DoJ BRINGS FIRST CRIMINAL WAGE-FIXING PROSECUTION
On 5 January, the Compliance & Enforcement blog from the Program on Corporate Compliance & Enforcement at the New York University School of Law carried a post advising that the Antitrust Division of DoJ recently announced its first-ever criminal wage-fixing prosecution. This is said to be a wake-up call to companies, executives, and HR professionals, reinforcing that competition laws apply equally to wages paid to employees as they do to prices for goods and services. A federal grand jury has indicted the former owner of a therapist staffing company for participating in a wage-fixing conspiracy. The indictment alleges that he and his co-conspirators agreed to fix prices by lowering rates paid to healthcare workers. For approximately 5 months in 2017, according to the indictment, his company paid lower rates to healthcare workers in connection with the conspiracy.
ADDITIONAL US CUSTOMS DUTIES IN RESPONSE TO FRENCH DIGITAL SERVICES TAX
On 5 January, KPMG advised that, with effect from 6 January, the previous suspension of retaliatory customs duties imposed over the French tax has expired. This means the imposition of additional customs duties of 25% on $1.3 billion of French products imported into the US.
IRAN RESUMES 20% URANIUM ENRICHMENT AMID RISING TENSIONS WITH US
On 4 January, Reuters reported that Iran has resumed 20% uranium enrichment at an underground nuclear facility, the government has said, breaching the 2015 JCPOA agreement with major powers and possibly complicating efforts by US President-elect Joe Biden to rejoin the deal.

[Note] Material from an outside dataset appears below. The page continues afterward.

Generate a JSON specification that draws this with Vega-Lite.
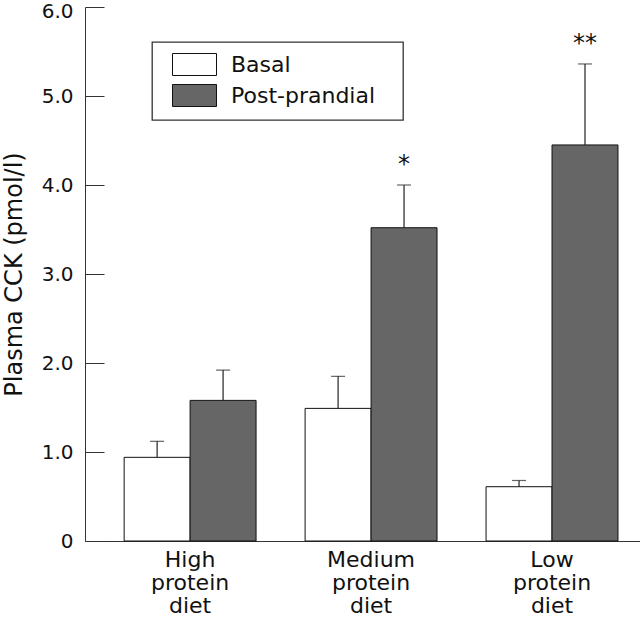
{
  "$schema": "https://vega.github.io/schema/vega-lite/v6.json",
  "width": 555,
  "height": 534,
  "autosize": {"type": "none"},
  "padding": {"left": 85, "top": 7, "right": 0, "bottom": 76},
  "config": {"view": {"stroke": null}, "font": "DejaVu Sans"},
  "data": {
    "values": [
      {"diet": "High protein diet", "group": "Basal", "value": 0.94, "upper": 1.12, "sig": ""},
      {"diet": "High protein diet", "group": "Post-prandial", "value": 1.58, "upper": 1.92, "sig": ""},
      {"diet": "Medium protein diet", "group": "Basal", "value": 1.49, "upper": 1.85, "sig": ""},
      {"diet": "Medium protein diet", "group": "Post-prandial", "value": 3.52, "upper": 4.0, "sig": "*"},
      {"diet": "Low protein diet", "group": "Basal", "value": 0.61, "upper": 0.68, "sig": ""},
      {"diet": "Low protein diet", "group": "Post-prandial", "value": 4.45, "upper": 5.36, "sig": "**"}
    ]
  },
  "encoding": {
    "x": {
      "field": "diet",
      "type": "nominal",
      "sort": ["High protein diet", "Medium protein diet", "Low protein diet"],
      "scale": {"paddingInner": 0.271, "paddingOuter": 0.169, "align": 0.64},
      "axis": {
        "title": null,
        "labelAngle": 0,
        "ticks": false,
        "domainColor": "#333",
        "labelExpr": "split(datum.label, ' ')",
        "labelFontSize": 22,
        "labelFont": "DejaVu Sans",
        "labelColor": "#111",
        "labelLineHeight": 23,
        "labelPadding": 8
      }
    },
    "xOffset": {
      "field": "group",
      "type": "nominal",
      "sort": ["Basal", "Post-prandial"],
      "scale": {"paddingInner": 0, "paddingOuter": 0}
    }
  },
  "layer": [
    {
      "mark": {"type": "bar", "stroke": "#111", "strokeWidth": 1},
      "encoding": {
        "y": {
          "field": "value",
          "type": "quantitative",
          "scale": {"domain": [0, 6], "nice": false},
          "axis": {
            "title": "Plasma CCK (pmol/l)",
            "values": [0, 1, 2, 3, 4, 5, 6],
            "labelExpr": "datum.value == 0 ? '0' : format(datum.value, '.1f')",
            "tickSize": -19,
            "labelPadding": 31,
            "labelOffset": {"condition": {"test": "datum.value == 6", "value": 4}, "value": 0},
            "grid": false,
            "domainColor": "#333",
            "tickColor": "#333",
            "labelFontSize": 20,
            "labelFont": "DejaVu Sans",
            "labelColor": "#111",
            "titleFontSize": 24,
            "titleFont": "DejaVu Sans",
            "titleFontWeight": "normal",
            "titleColor": "#111",
            "titleX": -71,
            "titleBaseline": "middle"
          }
        },
        "color": {
          "field": "group",
          "type": "nominal",
          "scale": {"domain": ["Basal", "Post-prandial"], "range": ["#ffffff", "#666666"]},
          "legend": {
            "orient": "none",
            "legendX": 67,
            "legendY": 35,
            "title": null,
            "direction": "vertical",
            "padding": 11,
            "strokeColor": "#333",
            "fillColor": "#ffffff",
            "symbolType": "M-2,-1H2V1H-2Z",
            "symbolSize": 484,
            "symbolStrokeColor": "#111",
            "symbolStrokeWidth": 1,
            "symbolOpacity": 1,
            "symbolOffset": 20,
            "labelOffset": 25,
            "labelLimit": 300,
            "labelExpr": "datum.label + '\u2800'",
            "labelFontSize": 22,
            "labelFont": "DejaVu Sans",
            "labelColor": "#111",
            "rowPadding": 4,
            "encode": {"legend": {"update": {"strokeWidth": {"value": 1.3}}}}
          }
        }
      }
    },
    {
      "mark": {"type": "rule", "color": "#222", "strokeWidth": 1.2},
      "encoding": {
        "y": {"field": "value", "type": "quantitative"},
        "y2": {"field": "upper"}
      }
    },
    {
      "mark": {"type": "tick", "color": "#222", "thickness": 1.2, "size": 14},
      "encoding": {
        "y": {"field": "upper", "type": "quantitative"}
      }
    },
    {
      "transform": [{"filter": "datum.sig != ''"}],
      "mark": {"type": "text", "fontSize": 24, "dy": -13, "baseline": "alphabetic", "font": "DejaVu Sans", "color": "#111"},
      "encoding": {
        "y": {"field": "upper", "type": "quantitative"},
        "text": {"field": "sig"}
      }
    }
  ]
}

NYSE ABRUPTLY REVERSES PLAN TO DELIST CHINESE TELECOM COMPANIES
On 5 January, Panatimes reported that the New York Stock Exchange has abruptly reversed plans to delist 3 major Chinese telecommunications companies – China Mobile, China Telecom and Unicom – after consulting regulators about an investment ban ordered by President Donald Trump. The NYSE Board gave no reason for its decision, saying only that it had consulted “relevant regulatory authorities” about Trump’s Executive Order, signed in November as part of the Administration’s push to check China’s growing economic power.